The left hand mass rises, so the tension must exceed mg. The right hand mass experiences the same tension, but, except right at the start, it will not be vertical.

 

[Qwertywerty]

Why does the mass rise ?

 

[Nathanael]

$T - \cos \theta mg = m{{{v^2}} \over r}$

This assumes r is constant, which assumes the other mass isn't moving up or down.
Your conservation of energy equation also assumes the other mass isn't moving up or down (you have no term for the other mass's potential energy).

The equations of motion would be:
$F_r=mg\cos\theta - T =m( \ddot r - r\dot \theta ^2)$
$F_{\theta} = -mg\sin\theta = m(r\ddot \theta +2\dot r \dot \theta)$
We can eliminate T by considering the forces on the other mass: $T-mg=m\ddot r$

These equations can tell you the upwards acceleration of each mass at the initial time, but beyond that they're not very useful unless you know how to solve them (which I certainly don't).If we make the approximation V₀<<r, then cosθ ≈ 1 and sinθ ≈ θ which would turn the equations into:
$2\ddot r \approx r\dot\theta ^2$
$-g\theta \approx r\ddot \theta +2\dot r \dot \theta$
@haruspex or anyone:
Do you think these equations have a simple-ish solution? Or are they not practically solvable?

 

[haruspex]

$2\ddot r \approx r\dot\theta ^2$
$-g\theta \approx r\ddot \theta +2\dot r \dot \theta$
@haruspex or anyone:
Do you think these equations have a simple-ish solution? Or are they not practically solvable?

I don't think the student is expected to solve, or even write down, those equations.
Did you consider the line I suggested in post #13?

 

[Nathanael]

I don't think the student is expected to solve, or even write down, those equations.
Did you consider the line I suggested in post #13?

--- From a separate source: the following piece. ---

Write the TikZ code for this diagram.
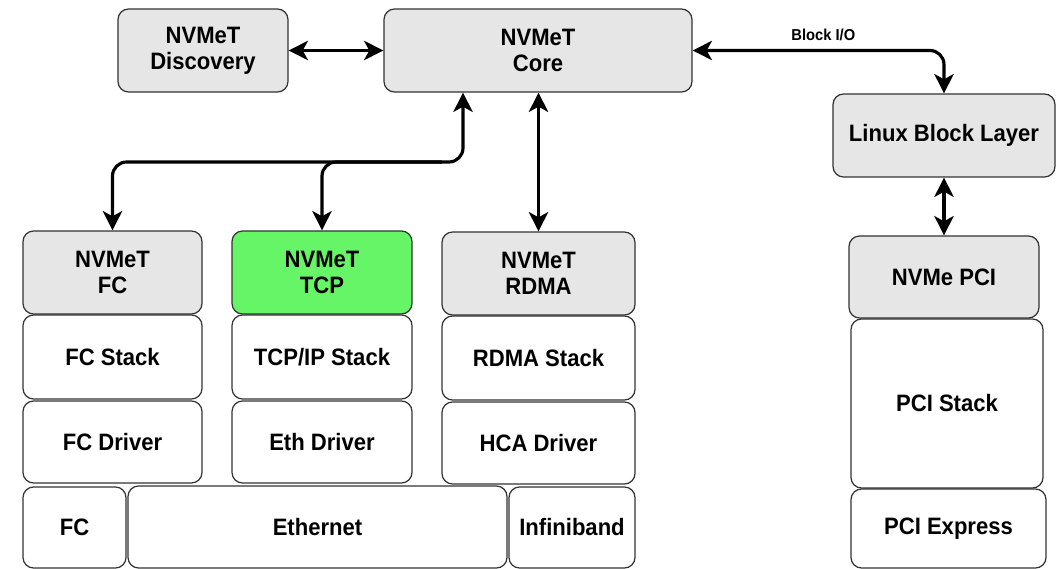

I don't either, I am personally curious what the solution would look like.
And yes I understood your post #13.

 

[haruspex]

I don't either, I am personally curious what the solution would look like.
And yes I understood your post #13.

Ok. No, the equations look nasty. Note that for the purposes of the question, the quantity of interest is $l-r(1+\cos(\theta))$, where l is the length of the string. I doubt that helps though.